| Given data |
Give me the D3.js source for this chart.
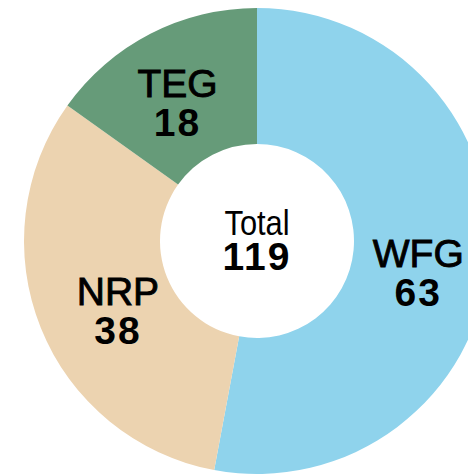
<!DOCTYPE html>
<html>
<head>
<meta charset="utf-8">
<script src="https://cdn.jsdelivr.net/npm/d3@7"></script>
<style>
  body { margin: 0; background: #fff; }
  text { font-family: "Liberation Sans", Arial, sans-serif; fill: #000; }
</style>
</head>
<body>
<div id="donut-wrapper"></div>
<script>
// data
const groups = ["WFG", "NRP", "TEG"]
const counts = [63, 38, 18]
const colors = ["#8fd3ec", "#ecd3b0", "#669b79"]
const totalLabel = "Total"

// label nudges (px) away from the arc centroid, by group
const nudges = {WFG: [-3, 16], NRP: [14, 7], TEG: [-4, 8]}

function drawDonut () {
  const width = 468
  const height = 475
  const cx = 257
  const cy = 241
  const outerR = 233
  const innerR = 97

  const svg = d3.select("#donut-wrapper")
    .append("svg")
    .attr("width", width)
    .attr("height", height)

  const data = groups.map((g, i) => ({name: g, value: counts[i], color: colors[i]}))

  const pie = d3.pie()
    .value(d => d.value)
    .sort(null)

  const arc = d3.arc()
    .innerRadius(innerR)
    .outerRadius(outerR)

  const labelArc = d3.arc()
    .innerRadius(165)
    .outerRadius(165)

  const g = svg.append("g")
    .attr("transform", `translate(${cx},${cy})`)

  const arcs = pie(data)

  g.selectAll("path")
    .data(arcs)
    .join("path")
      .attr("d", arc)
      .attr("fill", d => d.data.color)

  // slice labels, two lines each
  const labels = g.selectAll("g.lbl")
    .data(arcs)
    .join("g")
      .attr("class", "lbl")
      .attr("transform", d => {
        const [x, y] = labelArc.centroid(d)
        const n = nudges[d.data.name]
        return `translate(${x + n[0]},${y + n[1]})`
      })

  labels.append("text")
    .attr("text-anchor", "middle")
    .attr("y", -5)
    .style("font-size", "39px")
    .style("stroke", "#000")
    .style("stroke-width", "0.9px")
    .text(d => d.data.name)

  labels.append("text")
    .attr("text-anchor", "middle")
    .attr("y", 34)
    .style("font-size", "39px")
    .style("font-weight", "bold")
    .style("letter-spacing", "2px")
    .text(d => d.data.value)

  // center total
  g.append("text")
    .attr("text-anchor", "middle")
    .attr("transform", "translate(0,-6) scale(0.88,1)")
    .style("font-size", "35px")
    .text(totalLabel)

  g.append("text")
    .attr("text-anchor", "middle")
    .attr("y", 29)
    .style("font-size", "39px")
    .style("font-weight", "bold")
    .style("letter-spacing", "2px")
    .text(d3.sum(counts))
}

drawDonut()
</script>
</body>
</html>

| Short exercise |
Give again, word for word, every line from the top of the data above to the line holding "const arcs = pie(data)", inclusive, with the pictures left out.

| Final answer |
Give me the D3.js source for this chart.
<!DOCTYPE html>
<html>
<head>
<meta charset="utf-8">
<script src="https://cdn.jsdelivr.net/npm/d3@7"></script>
<style>
  body { margin: 0; background: #fff; }
  text { font-family: "Liberation Sans", Arial, sans-serif; fill: #000; }
</style>
</head>
<body>
<div id="donut-wrapper"></div>
<script>
// data
const groups = ["WFG", "NRP", "TEG"]
const counts = [63, 38, 18]
const colors = ["#8fd3ec", "#ecd3b0", "#669b79"]
const totalLabel = "Total"

// label nudges (px) away from the arc centroid, by group
const nudges = {WFG: [-3, 16], NRP: [14, 7], TEG: [-4, 8]}

function drawDonut () {
  const width = 468
  const height = 475
  const cx = 257
  const cy = 241
  const outerR = 233
  const innerR = 97

  const svg = d3.select("#donut-wrapper")
    .append("svg")
    .attr("width", width)
    .attr("height", height)

  const data = groups.map((g, i) => ({name: g, value: counts[i], color: colors[i]}))

  const pie = d3.pie()
    .value(d => d.value)
    .sort(null)

  const arc = d3.arc()
    .innerRadius(innerR)
    .outerRadius(outerR)

  const labelArc = d3.arc()
    .innerRadius(165)
    .outerRadius(165)

  const g = svg.append("g")
    .attr("transform", `translate(${cx},${cy})`)

  const arcs = pie(data)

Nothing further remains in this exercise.